### Problem statement
Quote each line of the material verbatim, without the pictures.

━━━ Data block ━━━

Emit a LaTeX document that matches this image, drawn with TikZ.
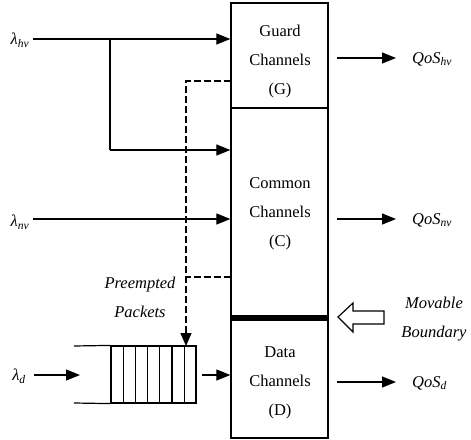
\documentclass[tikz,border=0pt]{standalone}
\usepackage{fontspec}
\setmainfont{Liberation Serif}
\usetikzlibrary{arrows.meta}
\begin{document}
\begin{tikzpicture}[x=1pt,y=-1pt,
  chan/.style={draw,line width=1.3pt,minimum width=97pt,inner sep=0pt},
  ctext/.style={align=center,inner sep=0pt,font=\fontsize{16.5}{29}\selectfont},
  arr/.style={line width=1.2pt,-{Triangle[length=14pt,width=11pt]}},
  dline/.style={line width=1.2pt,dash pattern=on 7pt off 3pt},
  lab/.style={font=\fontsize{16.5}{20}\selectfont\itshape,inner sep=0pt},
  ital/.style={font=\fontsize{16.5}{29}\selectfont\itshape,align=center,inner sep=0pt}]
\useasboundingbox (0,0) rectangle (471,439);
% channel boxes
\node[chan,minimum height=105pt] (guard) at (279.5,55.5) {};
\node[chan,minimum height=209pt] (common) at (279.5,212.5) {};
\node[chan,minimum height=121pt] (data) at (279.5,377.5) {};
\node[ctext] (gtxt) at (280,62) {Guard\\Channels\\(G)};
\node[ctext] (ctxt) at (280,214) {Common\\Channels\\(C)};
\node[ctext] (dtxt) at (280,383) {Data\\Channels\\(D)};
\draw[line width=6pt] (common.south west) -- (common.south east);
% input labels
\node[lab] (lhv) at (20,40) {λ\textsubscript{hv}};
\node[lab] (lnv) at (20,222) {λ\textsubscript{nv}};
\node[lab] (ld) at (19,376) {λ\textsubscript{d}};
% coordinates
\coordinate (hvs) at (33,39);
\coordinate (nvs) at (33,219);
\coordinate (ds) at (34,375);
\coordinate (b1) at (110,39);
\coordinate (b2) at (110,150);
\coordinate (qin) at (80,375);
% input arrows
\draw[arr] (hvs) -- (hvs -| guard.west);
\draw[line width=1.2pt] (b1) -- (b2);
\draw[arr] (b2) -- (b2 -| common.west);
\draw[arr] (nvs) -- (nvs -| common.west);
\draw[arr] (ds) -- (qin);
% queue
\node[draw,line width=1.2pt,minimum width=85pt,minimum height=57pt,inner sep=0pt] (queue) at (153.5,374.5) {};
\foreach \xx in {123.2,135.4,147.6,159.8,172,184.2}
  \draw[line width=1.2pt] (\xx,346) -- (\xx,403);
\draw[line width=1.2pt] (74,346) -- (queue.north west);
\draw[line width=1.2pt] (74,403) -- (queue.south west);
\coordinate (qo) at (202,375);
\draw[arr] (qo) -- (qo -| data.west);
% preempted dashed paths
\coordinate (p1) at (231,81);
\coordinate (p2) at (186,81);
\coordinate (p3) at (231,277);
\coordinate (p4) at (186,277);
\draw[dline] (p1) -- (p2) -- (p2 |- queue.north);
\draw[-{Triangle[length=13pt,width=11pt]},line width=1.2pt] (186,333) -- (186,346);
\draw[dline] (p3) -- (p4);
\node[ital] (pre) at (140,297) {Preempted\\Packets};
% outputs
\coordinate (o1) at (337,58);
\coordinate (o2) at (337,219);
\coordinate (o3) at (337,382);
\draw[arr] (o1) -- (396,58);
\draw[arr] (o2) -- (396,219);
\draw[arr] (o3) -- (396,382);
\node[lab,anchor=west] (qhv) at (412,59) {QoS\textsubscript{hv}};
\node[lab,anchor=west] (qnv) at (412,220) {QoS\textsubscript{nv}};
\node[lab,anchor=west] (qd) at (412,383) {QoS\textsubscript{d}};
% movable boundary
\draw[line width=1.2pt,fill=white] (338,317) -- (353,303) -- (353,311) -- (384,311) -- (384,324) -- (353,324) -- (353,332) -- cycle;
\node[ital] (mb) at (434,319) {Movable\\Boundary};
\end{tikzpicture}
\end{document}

━━━

### The solution
Emit a LaTeX document that matches this image, drawn with TikZ.
\documentclass[tikz,border=0pt]{standalone}
\usepackage{fontspec}
\setmainfont{Liberation Serif}
\usetikzlibrary{arrows.meta}
\begin{document}
\begin{tikzpicture}[x=1pt,y=-1pt,
  chan/.style={draw,line width=1.3pt,minimum width=97pt,inner sep=0pt},
  ctext/.style={align=center,inner sep=0pt,font=\fontsize{16.5}{29}\selectfont},
  arr/.style={line width=1.2pt,-{Triangle[length=14pt,width=11pt]}},
  dline/.style={line width=1.2pt,dash pattern=on 7pt off 3pt},
  lab/.style={font=\fontsize{16.5}{20}\selectfont\itshape,inner sep=0pt},
  ital/.style={font=\fontsize{16.5}{29}\selectfont\itshape,align=center,inner sep=0pt}]
\useasboundingbox (0,0) rectangle (471,439);
% channel boxes
\node[chan,minimum height=105pt] (guard) at (279.5,55.5) {};
\node[chan,minimum height=209pt] (common) at (279.5,212.5) {};
\node[chan,minimum height=121pt] (data) at (279.5,377.5) {};
\node[ctext] (gtxt) at (280,62) {Guard\\Channels\\(G)};
\node[ctext] (ctxt) at (280,214) {Common\\Channels\\(C)};
\node[ctext] (dtxt) at (280,383) {Data\\Channels\\(D)};
\draw[line width=6pt] (common.south west) -- (common.south east);
% input labels
\node[lab] (lhv) at (20,40) {λ\textsubscript{hv}};
\node[lab] (lnv) at (20,222) {λ\textsubscript{nv}};
\node[lab] (ld) at (19,376) {λ\textsubscript{d}};
% coordinates
\coordinate (hvs) at (33,39);
\coordinate (nvs) at (33,219);
\coordinate (ds) at (34,375);
\coordinate (b1) at (110,39);
\coordinate (b2) at (110,150);
\coordinate (qin) at (80,375);
% input arrows
\draw[arr] (hvs) -- (hvs -| guard.west);
\draw[line width=1.2pt] (b1) -- (b2);
\draw[arr] (b2) -- (b2 -| common.west);
\draw[arr] (nvs) -- (nvs -| common.west);
\draw[arr] (ds) -- (qin);
% queue
\node[draw,line width=1.2pt,minimum width=85pt,minimum height=57pt,inner sep=0pt] (queue) at (153.5,374.5) {};
\foreach \xx in {123.2,135.4,147.6,159.8,172,184.2}
  \draw[line width=1.2pt] (\xx,346) -- (\xx,403);
\draw[line width=1.2pt] (74,346) -- (queue.north west);
\draw[line width=1.2pt] (74,403) -- (queue.south west);
\coordinate (qo) at (202,375);
\draw[arr] (qo) -- (qo -| data.west);
% preempted dashed paths
\coordinate (p1) at (231,81);
\coordinate (p2) at (186,81);
\coordinate (p3) at (231,277);
\coordinate (p4) at (186,277);
\draw[dline] (p1) -- (p2) -- (p2 |- queue.north);
\draw[-{Triangle[length=13pt,width=11pt]},line width=1.2pt] (186,333) -- (186,346);
\draw[dline] (p3) -- (p4);
\node[ital] (pre) at (140,297) {Preempted\\Packets};
% outputs
\coordinate (o1) at (337,58);
\coordinate (o2) at (337,219);
\coordinate (o3) at (337,382);
\draw[arr] (o1) -- (396,58);
\draw[arr] (o2) -- (396,219);
\draw[arr] (o3) -- (396,382);
\node[lab,anchor=west] (qhv) at (412,59) {QoS\textsubscript{hv}};
\node[lab,anchor=west] (qnv) at (412,220) {QoS\textsubscript{nv}};
\node[lab,anchor=west] (qd) at (412,383) {QoS\textsubscript{d}};
% movable boundary
\draw[line width=1.2pt,fill=white] (338,317) -- (353,303) -- (353,311) -- (384,311) -- (384,324) -- (353,324) -- (353,332) -- cycle;
\node[ital] (mb) at (434,319) {Movable\\Boundary};
\end{tikzpicture}
\end{document}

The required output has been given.